EXERCISE DESCRIPTION
Collect all lines from the records below that include the word "this".

* * *

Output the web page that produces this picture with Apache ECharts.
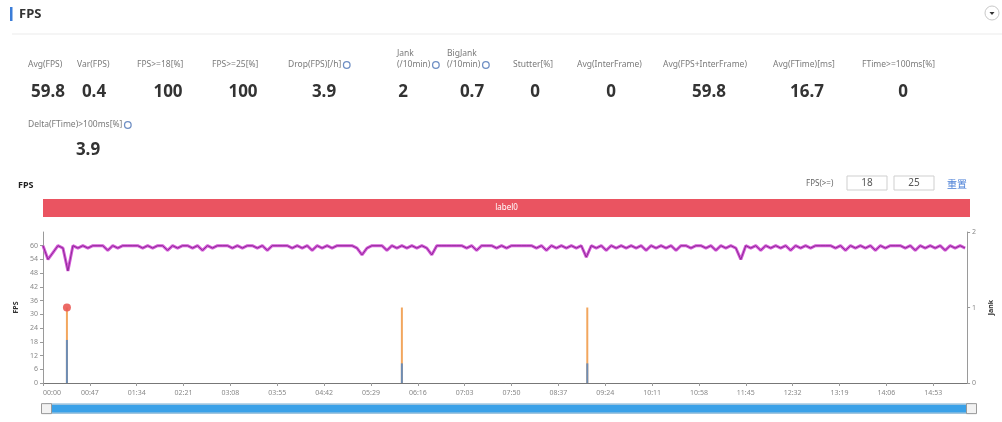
<!DOCTYPE html>
<html>
<head>
<meta charset="utf-8">
<script src="https://cdn.jsdelivr.net/npm/echarts@6/dist/echarts.min.js"></script>
<style>
html,body{margin:0;padding:0;background:#fff;}
#c{width:1002px;height:422px;}
</style>
</head>
<body>
<div id="c"></div>
<script>
// ---------- data ----------
const statLabels = [['Avg(FPS)'],['Var(FPS)'],['FPS>=18[%]'],['FPS>=25[%]'],['Drop(FPS)[/h]'],['Jank','(/10min)'],['BigJank','(/10min)'],['Stutter[%]'],['Avg(InterFrame)'],['Avg(FPS+InterFrame)'],['Avg(FTime)[ms]'],['FTime>=100ms[%]'],['Delta(FTime)>100ms[%]']];
const statValues = ['59.8','0.4','100','100','3.9','2','0.7','0','0','59.8','16.7','0','3.9'];
const statInfo = [false,false,false,false,true,true,true,false,false,false,false,false,true];

const fpsStep = 5; // seconds per sample
const fpsValues = [
60,54,57,60,59,49,60,59,60,59,60,60,60,58,60,59,60,60,60,60,
59,60,59,60,60,58,60,59,60,60,59,60,58,60,59,60,60,60,59,60,
59,60,60,59,60,58,60,60,60,60,59,60,59,60,58,60,59,60,59,60,
60,60,60,59,56,59,60,60,60,58,60,59,60,59,60,59,60,59,56,60,
60,60,60,60,60,59,60,58,60,60,60,59,60,59,60,60,60,60,60,59,
60,58,60,59,60,59,60,59,60,55,60,59,60,58,60,59,60,59,60,59,
60,58,60,59,60,59,60,58,60,60,59,60,60,59,60,58,60,59,60,59,
54,60,59,60,58,60,59,60,59,60,58,60,59,60,59,60,60,60,60,59,
60,58,60,59,60,59,60,58,60,59,60,60,60,59,60,58,60,59,60,59,
60,58,60,59,60,59
];
const durationSec = 927;
const jankTimes = [24, 360, 546];
const jankValues = [1, 1, 1];
const bigJankTimes = [24];
const bigJankValues = [1];
const lowMarkValues = [0.57, 0.26, 0.26];
const labelNames = ['label0'];
const labelEnd = [927];
const xTickStep = 47;
const fpsTicks = 6;
const thresholdValues = ['18', '25'];

// ---------- build ----------
const fpsData = fpsValues.map((v, i) => [i * fpsStep, v]);
const jankData = jankTimes.map((t, i) => [t, jankValues[i]]);
const lowData = jankTimes.map((t, i) => [t, lowMarkValues[i]]);
const bigData = bigJankTimes.map((t, i) => [t, bigJankValues[i]]);

function mmss(v) {
  const m = Math.floor(v / 60), s = Math.round(v % 60);
  return String(m).padStart(2, '0') + ':' + String(s).padStart(2, '0');
}

const FONT = '"Noto Sans", "Noto Sans CJK SC", sans-serif';
const mctx = document.createElement('canvas').getContext('2d');
function tw(t, f) { mctx.font = f; return mctx.measureText(t).width; }

const graphics = [];
// header
graphics.push({type:'rect', shape:{x:10,y:7,width:2.5,height:14}, style:{fill:'#3b7dd8'}});
graphics.push({type:'text', x:19, y:14, style:{text:'FPS', font:'bold 13px ' + FONT, fill:'#333', verticalAlign:'middle'}});
graphics.push({type:'line', shape:{x1:12,y1:34,x2:1002,y2:34}, style:{stroke:'#ebebeb', lineWidth:1}});
graphics.push({type:'circle', shape:{cx:992,cy:13,r:7}, style:{fill:'#fff', stroke:'#c8c8c8', lineWidth:1}});
graphics.push({type:'polygon', shape:{points:[[989.5,12],[994.5,12],[992,15]]}, style:{fill:'#333'}});

// stats
const labelX = [28,77,137,212,288,397,447,513,577,663,773,862,28];
const valueX = [48,94,168,243,324,403,472,535,611,709,807,903,88];
const rowOf  = [0,0,0,0,0,0,0,0,0,0,0,0,1];
const labelY = [65,125], valueY = [92,150];
const LF = '8.5px ' + FONT, VF = 'bold 17px ' + FONT;
statLabels.forEach((lines, i) => {
  const r = rowOf[i];
  lines.forEach((ln, k) => {
    const y = labelY[r] - (lines.length - 1 - k) * 11;
    graphics.push({type:'text', x:labelX[i], y:y, style:{text:ln, font:LF, fill:'#7a7a7a', verticalAlign:'middle'}});
    if (statInfo[i] && k === lines.length - 1) {
      const w = tw(ln, LF);
      graphics.push({type:'circle', shape:{cx:labelX[i] + w + 5.5, cy:y, r:3.3}, style:{fill:'none', stroke:'#6f8fc4', lineWidth:1.3}});
    }
  });
  graphics.push({type:'text', x:valueX[i], y:valueY[r], style:{text:statValues[i], font:VF, fill:'#333', align:'center', verticalAlign:'middle'}});
});

// chart header
graphics.push({type:'text', x:18, y:185, style:{text:'FPS', font:'bold 9px ' + FONT, fill:'#222', verticalAlign:'middle'}});
graphics.push({type:'text', x:806, y:184, style:{text:'FPS(>=)', font:'8px ' + FONT, fill:'#666', verticalAlign:'middle'}});
[[847,thresholdValues[0]],[894,thresholdValues[1]]].forEach(([bx, t]) => {
  graphics.push({type:'rect', shape:{x:bx, y:176, width:40, height:14}, style:{fill:'#fff', stroke:'#cfcfcf', lineWidth:1}});
  graphics.push({type:'text', x:bx + 20, y:183.5, style:{text:t, font:'10px ' + FONT, fill:'#555', align:'center', verticalAlign:'middle'}});
});
graphics.push({type:'text', x:947, y:184, style:{text:'重置', font:'10px "Noto Sans CJK SC", sans-serif', fill:'#4a7fd6', verticalAlign:'middle'}});

const axisGrey = '#9a9a9a';
const option = {
  animation: false,
  backgroundColor: '#fff',
  textStyle: {fontFamily: FONT},
  graphic: graphics,
  grid: [
    {left:43, right:32, top:232, height:151},
    {left:43, right:32, top:199, height:18}
  ],
  xAxis: [
    {
      type:'value', gridIndex:0, min:0, max:durationSec, interval:xTickStep,
      axisLine:{lineStyle:{color:'#777'}},
      axisTick:{length:3, lineStyle:{color:axisGrey}},
      splitLine:{show:false},
      axisLabel:{fontSize:7, color:'#888', formatter:mmss, showMaxLabel:false, alignMinLabel:'left', margin:6}
    },
    {type:'value', gridIndex:1, min:0, max:durationSec, show:false}
  ],
  yAxis: [
    {
      type:'value', gridIndex:0, min:0, max:66, interval:fpsTicks,
      name:'FPS', nameLocation:'middle', nameGap:22, nameTextStyle:{fontSize:7, fontWeight:'bold', color:'#333'},
      axisLine:{show:true, lineStyle:{color:axisGrey}},
      axisTick:{show:true, length:3, lineStyle:{color:axisGrey}},
      splitLine:{show:false},
      axisLabel:{fontSize:7, color:'#888', showMaxLabel:false, margin:5}
    },
    {
      type:'value', gridIndex:0, min:0, max:2, interval:1, position:'right',
      name:'Jank', nameLocation:'middle', nameGap:14, nameTextStyle:{fontSize:7, fontWeight:'bold', color:'#333'},
      axisLine:{show:true, lineStyle:{color:axisGrey}},
      axisTick:{show:true, length:3, lineStyle:{color:axisGrey}},
      splitLine:{show:false},
      axisLabel:{fontSize:7, color:'#888', margin:5}
    },
    {type:'category', gridIndex:1, data:labelNames, show:false}
  ],
  dataZoom: [{
    type:'slider', xAxisIndex:[0,1], left:43, right:32, top:403, height:10,
    fillerColor:'#3aa1e8', backgroundColor:'#3aa1e8', borderColor:'#d8d8d8',
    dataBackground:{lineStyle:{opacity:0}, areaStyle:{opacity:0}},
    selectedDataBackground:{lineStyle:{opacity:0}, areaStyle:{opacity:0}},
    handleIcon:'path://M0,0 L10,0 L10,10 L0,10 Z',
    handleSize:'100%', handleStyle:{color:'#f2f2f2', borderColor:'#999', borderWidth:1},
    moveHandleSize:0, showDetail:false, brushSelect:false
  }],
  series: [
    {
      name:'labels', type:'bar', xAxisIndex:1, yAxisIndex:2, data:labelEnd, barWidth:'100%',
      itemStyle:{color:'#ea5461'}, silent:true,
      label:{show:true, position:'inside', formatter:(p) => labelNames[p.dataIndex], color:'#fff', fontSize:8}
    },
    {
      name:'FPS', type:'line', xAxisIndex:0, yAxisIndex:0, data:fpsData, showSymbol:false,
      lineStyle:{color:'#d45ad8', width:3}, z:3
    },
    {
      name:'FPS core', type:'line', xAxisIndex:0, yAxisIndex:0, data:fpsData, showSymbol:false,
      lineStyle:{color:'#7c1f86', width:0.8}, z:4
    },
    {
      name:'Jank', type:'bar', xAxisIndex:0, yAxisIndex:1, data:jankData, barWidth:2,
      itemStyle:{color:'#f2a65e'}, barGap:'-100%', z:2
    },
    {
      name:'Low', type:'bar', xAxisIndex:0, yAxisIndex:1, data:lowData, barWidth:2,
      itemStyle:{color:'#6d8db5'}, barGap:'-100%', z:2
    },
    {
      name:'BigJank', type:'scatter', xAxisIndex:0, yAxisIndex:1, data:bigData, symbolSize:8,
      itemStyle:{color:'#ea5a55', opacity:0.9}, z:5
    }
  ]
};
echarts.init(document.getElementById('c')).setOption(option);
</script>
</body>
</html>
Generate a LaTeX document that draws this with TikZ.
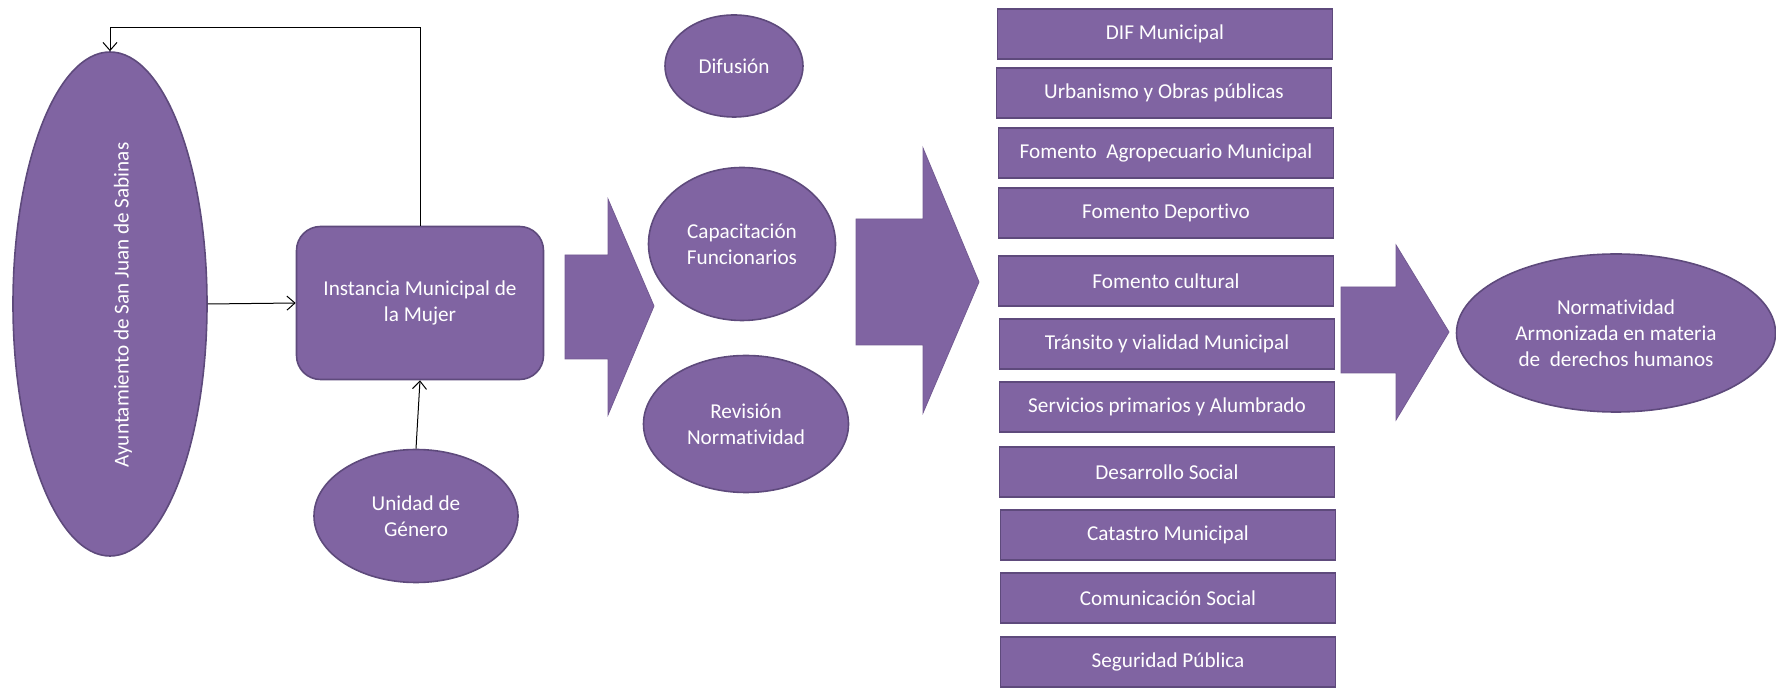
\documentclass[tikz,border=0pt]{standalone}
\usepackage{fontspec}
\setmainfont{Carlito}[Ligatures=NoCommon]
\usetikzlibrary{arrows.meta,shapes.geometric}
\definecolor{morado}{HTML}{8064A2}
\definecolor{borde}{HTML}{5E4A7C}

\begin{document}
\begin{tikzpicture}[x=.5pt,y=-.5pt,font=\fontsize{10.6}{13}\selectfont,
    ovalo/.style={ellipse,fill=morado,draw=borde,thick,text=white,align=center,inner sep=0pt},
    caja/.style={rectangle,fill=morado,draw=borde,thick,text=white,minimum width=167.5pt,minimum height=25pt,inner sep=0pt},
    bloque/.style={fill=morado,draw=morado!90!black},
    con/.style={-{Straight Barb[length=4pt,width=7pt]},black,line width=.5pt}]
      \useasboundingbox (0,0) rectangle (1776,688);
      \coordinate (T) at (420,28);
      \node[ovalo,minimum width=97pt,minimum height=252pt] (A) at (110,304) {};
      \node[rotate=90,text=white,inner sep=0pt] (At) at (123,305) {Ayuntamiento de San Juan de Sabinas};
      \node[ovalo,rectangle,rounded corners=12pt,minimum width=123.5pt,minimum height=76.5pt] (I) at (420,303) {Instancia Municipal de\\la Mujer};
      \node[ovalo,minimum width=102pt,minimum height=66.5pt] (U) at (416,516) {Unidad de\\Género};
      \draw[con](A.east)--(I.west);
      \draw[con](U.north)--(I.south);
      \draw[con](I.north)--(T)-|(A.north);
      % flechas grandes
      \draw[bloque](565,255)--(608,255)--(608,199)--(654,306)--(608,415)--(608,359)--(565,359)--cycle;
      \draw[bloque](856,219)--(923,219)--(923,148)--(979,282)--(923,413)--(923,345)--(856,345)--cycle;
      \draw[bloque](1341,287)--(1396,287)--(1396,245)--(1449,332)--(1396,420)--(1396,373)--(1341,373)--cycle;
      \node[ovalo,minimum width=69pt,minimum height=51pt] (D) at (734,66) {Difusión};
      \node[ovalo,minimum width=93.5pt,minimum height=76.5pt] (C) at (742,244) {Capacitación\\Funcionarios};
      \node[ovalo,minimum width=102.5pt,minimum height=68.5pt] (R) at (746,424) {Revisión\\Normatividad};
      \node[caja] (d1) at (1165,34) {DIF Municipal};
      \node[caja] (d2) at (1164,93) {Urbanismo y Obras públicas};
      \node[caja] (d3) at (1166,153) {Fomento\ \ Agropecuario Municipal};
      \node[caja] (d4) at (1166,213) {Fomento Deportivo};
      \node[caja] (d5) at (1166,281) {Fomento cultural};
      \node[caja] (d6) at (1167,344) {Tránsito y vialidad Municipal};
      \node[caja] (d7) at (1167,407) {Servicios primarios y Alumbrado};
      \node[caja] (d8) at (1167,472) {Desarrollo Social};
      \node[caja] (d9) at (1168,535) {Catastro Municipal};
      \node[caja] (d10) at (1168,598) {Comunicación Social};
      \node[caja] (d11) at (1168,662) {Seguridad Pública};
      \node[ovalo,minimum width=159.5pt,minimum height=79pt] (N) at (1616,333) {Normatividad\\Armonizada en materia\\de\ \ derechos humanos};
    \end{tikzpicture}
\end{document}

* * *

WORKED SOLUTION
Output the web page that produces this picture with Apache ECharts.
Generate a LaTeX document that draws this with TikZ.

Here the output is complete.